Analysts blamed jitters over the eurozone’s return to health for keeping the UK’s productive sectors subdued, alongside a steep fall in oil and gas production in the North Sea brought on by the collapse in oil prices.
Over the past seven months oil prices have fallen by more than 50%, handing manufacturing businesses a large cut in production costs, but devastating the oil industry and North Sea production.
The net effect for the UK is positive after the country became a net importer of energy more than 10 years ago.
The Office for National Statistics (ONS) said the figures were slightly better than its initial estimates, which forecast a modest month-on-month fall in manufacturing output. However, the nudge higher in December was unlikely to be large enough to make an impact on the quarterly GDP figures.
ONS figures for the final month of 2014 showed that manufacturing, despite some ups and downs, grew by 0.1% between November and December, and by 2.4%. The broader measure of total industrial production increased by 1.4%.

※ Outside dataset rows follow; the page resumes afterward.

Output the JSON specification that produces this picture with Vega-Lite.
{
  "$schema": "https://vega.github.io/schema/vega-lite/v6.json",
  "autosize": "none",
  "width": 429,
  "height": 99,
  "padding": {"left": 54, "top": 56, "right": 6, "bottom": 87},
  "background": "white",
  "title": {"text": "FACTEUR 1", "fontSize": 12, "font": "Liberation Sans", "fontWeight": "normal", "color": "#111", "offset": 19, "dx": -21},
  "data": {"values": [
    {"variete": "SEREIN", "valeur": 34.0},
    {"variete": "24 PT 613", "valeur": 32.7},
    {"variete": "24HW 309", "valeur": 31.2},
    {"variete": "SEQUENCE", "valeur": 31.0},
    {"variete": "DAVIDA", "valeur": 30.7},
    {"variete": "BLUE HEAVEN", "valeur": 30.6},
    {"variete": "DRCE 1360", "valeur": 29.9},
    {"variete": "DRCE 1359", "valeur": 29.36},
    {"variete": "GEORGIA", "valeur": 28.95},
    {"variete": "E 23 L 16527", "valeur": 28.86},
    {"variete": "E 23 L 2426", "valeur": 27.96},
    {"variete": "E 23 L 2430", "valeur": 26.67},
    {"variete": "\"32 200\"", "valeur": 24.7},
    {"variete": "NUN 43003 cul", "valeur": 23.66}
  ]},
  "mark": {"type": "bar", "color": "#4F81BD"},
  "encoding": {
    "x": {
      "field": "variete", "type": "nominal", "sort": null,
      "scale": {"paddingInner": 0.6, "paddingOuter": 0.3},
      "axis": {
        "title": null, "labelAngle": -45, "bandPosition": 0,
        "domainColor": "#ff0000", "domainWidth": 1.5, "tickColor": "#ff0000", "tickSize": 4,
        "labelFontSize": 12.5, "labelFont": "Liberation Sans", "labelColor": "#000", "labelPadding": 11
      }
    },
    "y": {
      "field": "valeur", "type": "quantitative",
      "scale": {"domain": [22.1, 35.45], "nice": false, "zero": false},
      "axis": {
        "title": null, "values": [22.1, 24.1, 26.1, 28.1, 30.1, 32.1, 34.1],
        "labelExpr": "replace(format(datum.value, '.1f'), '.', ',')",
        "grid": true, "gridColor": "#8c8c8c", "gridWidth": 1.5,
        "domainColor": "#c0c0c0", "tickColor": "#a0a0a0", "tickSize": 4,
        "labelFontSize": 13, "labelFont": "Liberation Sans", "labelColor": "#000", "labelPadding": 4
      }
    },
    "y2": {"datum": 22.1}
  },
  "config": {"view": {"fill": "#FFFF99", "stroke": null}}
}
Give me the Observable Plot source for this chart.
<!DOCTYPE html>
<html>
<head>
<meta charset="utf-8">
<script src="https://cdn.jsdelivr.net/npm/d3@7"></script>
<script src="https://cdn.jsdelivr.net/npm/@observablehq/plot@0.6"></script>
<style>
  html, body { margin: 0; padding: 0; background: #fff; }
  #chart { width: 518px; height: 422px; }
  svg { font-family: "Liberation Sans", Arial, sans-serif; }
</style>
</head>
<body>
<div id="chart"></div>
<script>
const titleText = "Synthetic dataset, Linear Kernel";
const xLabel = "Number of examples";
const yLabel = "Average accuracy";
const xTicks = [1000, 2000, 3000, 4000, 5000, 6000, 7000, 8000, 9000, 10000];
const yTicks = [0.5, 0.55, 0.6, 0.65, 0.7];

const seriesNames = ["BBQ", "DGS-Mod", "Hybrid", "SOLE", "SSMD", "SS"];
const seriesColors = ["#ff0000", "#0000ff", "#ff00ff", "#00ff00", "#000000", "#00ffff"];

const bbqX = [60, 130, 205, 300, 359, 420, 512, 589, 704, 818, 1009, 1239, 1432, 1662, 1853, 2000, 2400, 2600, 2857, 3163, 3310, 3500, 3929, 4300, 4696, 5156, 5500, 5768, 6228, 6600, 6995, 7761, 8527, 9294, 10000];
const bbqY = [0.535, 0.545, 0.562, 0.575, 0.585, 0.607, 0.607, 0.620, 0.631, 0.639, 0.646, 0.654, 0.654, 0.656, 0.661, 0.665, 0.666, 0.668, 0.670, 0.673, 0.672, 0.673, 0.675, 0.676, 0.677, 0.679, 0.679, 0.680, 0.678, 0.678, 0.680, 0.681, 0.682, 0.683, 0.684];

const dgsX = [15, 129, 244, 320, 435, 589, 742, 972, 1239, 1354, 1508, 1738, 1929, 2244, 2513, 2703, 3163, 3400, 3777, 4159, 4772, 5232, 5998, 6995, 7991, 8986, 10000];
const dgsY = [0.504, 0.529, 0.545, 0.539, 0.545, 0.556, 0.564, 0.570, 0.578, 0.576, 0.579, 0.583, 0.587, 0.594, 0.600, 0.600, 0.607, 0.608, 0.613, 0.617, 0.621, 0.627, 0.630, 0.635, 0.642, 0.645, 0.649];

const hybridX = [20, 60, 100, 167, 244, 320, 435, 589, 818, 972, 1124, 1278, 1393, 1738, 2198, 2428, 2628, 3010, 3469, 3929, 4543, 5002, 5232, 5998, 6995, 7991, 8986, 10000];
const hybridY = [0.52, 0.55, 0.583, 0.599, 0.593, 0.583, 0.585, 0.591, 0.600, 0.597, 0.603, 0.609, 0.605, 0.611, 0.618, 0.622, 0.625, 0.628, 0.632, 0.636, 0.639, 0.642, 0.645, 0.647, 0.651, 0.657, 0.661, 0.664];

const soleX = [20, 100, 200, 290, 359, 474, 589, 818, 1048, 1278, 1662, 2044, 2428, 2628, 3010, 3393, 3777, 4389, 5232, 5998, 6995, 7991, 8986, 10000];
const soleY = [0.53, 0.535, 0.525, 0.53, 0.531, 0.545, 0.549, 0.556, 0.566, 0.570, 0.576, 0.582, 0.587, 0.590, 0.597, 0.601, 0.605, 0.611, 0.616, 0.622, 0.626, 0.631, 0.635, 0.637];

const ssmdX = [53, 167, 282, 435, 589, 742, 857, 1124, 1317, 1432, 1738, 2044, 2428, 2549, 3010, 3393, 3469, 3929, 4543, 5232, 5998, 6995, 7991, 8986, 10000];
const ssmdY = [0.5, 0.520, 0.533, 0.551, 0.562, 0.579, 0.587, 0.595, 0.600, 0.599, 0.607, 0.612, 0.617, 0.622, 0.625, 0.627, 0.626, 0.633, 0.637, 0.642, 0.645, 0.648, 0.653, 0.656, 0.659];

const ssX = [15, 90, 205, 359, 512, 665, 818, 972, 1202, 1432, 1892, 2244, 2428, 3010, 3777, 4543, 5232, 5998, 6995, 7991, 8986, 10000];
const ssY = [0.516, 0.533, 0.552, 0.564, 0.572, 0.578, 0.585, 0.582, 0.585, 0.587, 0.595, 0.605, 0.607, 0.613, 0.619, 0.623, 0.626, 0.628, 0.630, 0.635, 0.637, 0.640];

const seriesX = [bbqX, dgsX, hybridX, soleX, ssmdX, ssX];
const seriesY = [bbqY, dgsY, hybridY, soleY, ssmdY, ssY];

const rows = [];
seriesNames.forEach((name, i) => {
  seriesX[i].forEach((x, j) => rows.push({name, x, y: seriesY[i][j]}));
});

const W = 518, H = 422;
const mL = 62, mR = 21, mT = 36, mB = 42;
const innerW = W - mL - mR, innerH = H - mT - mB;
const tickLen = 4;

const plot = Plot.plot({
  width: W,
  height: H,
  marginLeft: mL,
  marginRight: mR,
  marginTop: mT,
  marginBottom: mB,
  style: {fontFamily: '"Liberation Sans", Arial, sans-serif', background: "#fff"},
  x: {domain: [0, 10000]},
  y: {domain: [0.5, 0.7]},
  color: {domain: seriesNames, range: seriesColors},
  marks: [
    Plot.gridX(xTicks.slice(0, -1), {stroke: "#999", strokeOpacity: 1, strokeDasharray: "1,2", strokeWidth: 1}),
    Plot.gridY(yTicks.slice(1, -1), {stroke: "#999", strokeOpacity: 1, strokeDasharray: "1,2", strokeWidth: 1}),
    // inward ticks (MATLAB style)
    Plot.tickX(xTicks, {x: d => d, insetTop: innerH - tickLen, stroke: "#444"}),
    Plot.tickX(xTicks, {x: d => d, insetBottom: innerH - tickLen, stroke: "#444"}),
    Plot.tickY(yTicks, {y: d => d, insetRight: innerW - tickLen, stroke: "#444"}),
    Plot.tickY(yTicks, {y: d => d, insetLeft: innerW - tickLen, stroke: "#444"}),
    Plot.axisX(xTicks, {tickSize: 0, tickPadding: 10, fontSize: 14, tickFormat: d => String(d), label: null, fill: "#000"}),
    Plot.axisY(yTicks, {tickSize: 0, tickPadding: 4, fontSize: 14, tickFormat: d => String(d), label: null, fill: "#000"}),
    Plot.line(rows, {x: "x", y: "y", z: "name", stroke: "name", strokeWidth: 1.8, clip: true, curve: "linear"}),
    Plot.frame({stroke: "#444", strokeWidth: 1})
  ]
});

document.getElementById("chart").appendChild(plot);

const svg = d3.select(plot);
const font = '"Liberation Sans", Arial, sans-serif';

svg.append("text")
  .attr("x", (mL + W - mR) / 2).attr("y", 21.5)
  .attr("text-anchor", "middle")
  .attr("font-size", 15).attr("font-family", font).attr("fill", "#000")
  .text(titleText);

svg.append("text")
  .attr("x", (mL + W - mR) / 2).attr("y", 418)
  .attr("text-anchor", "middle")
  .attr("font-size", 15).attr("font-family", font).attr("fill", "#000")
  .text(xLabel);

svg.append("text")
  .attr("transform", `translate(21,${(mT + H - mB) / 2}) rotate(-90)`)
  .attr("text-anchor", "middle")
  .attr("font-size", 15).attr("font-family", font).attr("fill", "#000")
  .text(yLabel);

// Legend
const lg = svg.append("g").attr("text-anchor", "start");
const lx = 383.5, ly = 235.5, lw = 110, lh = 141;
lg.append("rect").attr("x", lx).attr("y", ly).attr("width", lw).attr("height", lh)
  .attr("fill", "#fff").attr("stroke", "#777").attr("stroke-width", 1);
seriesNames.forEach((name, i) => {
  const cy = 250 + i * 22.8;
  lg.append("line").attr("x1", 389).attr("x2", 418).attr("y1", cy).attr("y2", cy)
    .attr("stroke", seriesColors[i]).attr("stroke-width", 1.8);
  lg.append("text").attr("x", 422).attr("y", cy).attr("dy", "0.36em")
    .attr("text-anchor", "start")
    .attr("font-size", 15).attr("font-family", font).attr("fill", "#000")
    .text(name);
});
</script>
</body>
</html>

Rob Wood, chief UK economist at Berenberg bank, blamed extended maintenance of North Sea oil rigs, forcing their closure for longer periods, for much of the fall in industrial production, which was likely to bounce back this year.
He said: “December’s overall industrial production fall was driven by falls in volatile oil and utilities output. Extended maintenance in some North Sea fields, like Huntington, account for the 1.4% [month-on-month] fall in extraction output in December – as an aside, that fall in oil output in December tallies with last week’s trade figures showing the oil trade deficit worsening in December.”
He also blamed the unusually warm weather through the final three months of last year for households using less electricity and gas than normal. “With the weather turning in the first quarter of 2015, and that maintenance perhaps ending, both subsectors could contribute solidly to Q1 growth. Importantly, manufacturing, which accounts for the lion’s share of industrial production, seems to be putting the worst of last year’s slowdown behind it with [industry surveys] improving gradually and the sector recording two consecutive months of output gains,” he said.
Chris Williamson, chief UK economist at financial data providers Markit, warned that confidence among factory managers remained fragile. He said: “A sharp drop in factory output in October is a timely reminder that policymakers cannot be complacent about the UK’s recent run of strong growth persisting into the new year. Expectations of when UK interest rate may start rising will most likely be pushed back with the news that the manufacturing economy is struggling once again, and that the economic upturn remains all too dependent on domestic spending.”